Il existe aujourd’hui un consensus sur la nécessité de stimuler la croissance économique en Israël en investissant dans les infrastructures, en améliorant le capital humain et en réduisant la réglementation, a-t-elle déclaré. Mais comment financer cela reste une question primordiale, a-t-elle ajouté. La capacité à réduire les dépenses publiques est limitée, car elles sont déjà proches de leur niveau le plus bas, et la question se pose de savoir dans quelle mesure le budget de la défense sera réduit, le cas échéant.
Ainsi, a-t-elle indiqué, « il n’y aura pas d’échappatoire à la fiscalité », bien que l’on puisse obtenir le même effet en supprimant les exonérations fiscales qui n’ont pas de « justification économique ou sociale », même en présence de fortes pressions pour les maintenir.

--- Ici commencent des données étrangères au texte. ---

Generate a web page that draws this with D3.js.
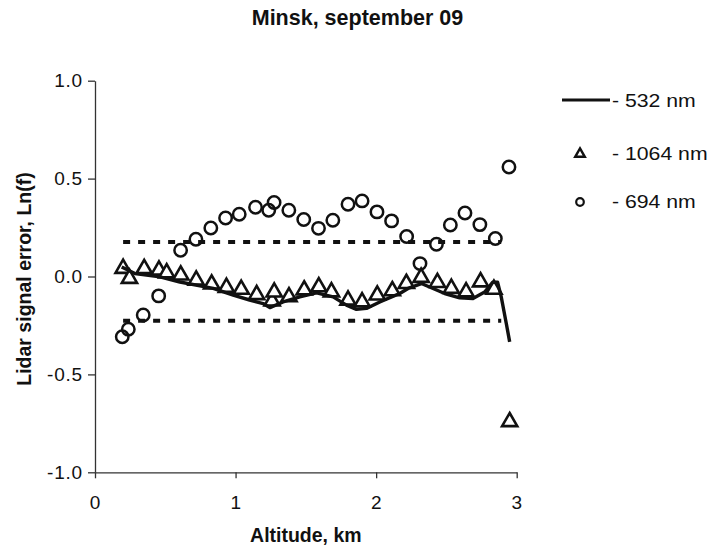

L’économiste Michael Sarel, directeur du Forum économique Kohelet, a déclaré que, même si le gouvernement décidait que les mesures visant à réduire la dette ne devaient pas être mises en œuvre avant 2023, il était plus sage d’annoncer leur contenu maintenant, au début du mandat du gouvernement, plutôt que plus tard, lorsque le gouvernement sera soumis à des pressions politiques plus fortes à l’approche de nouvelles élections.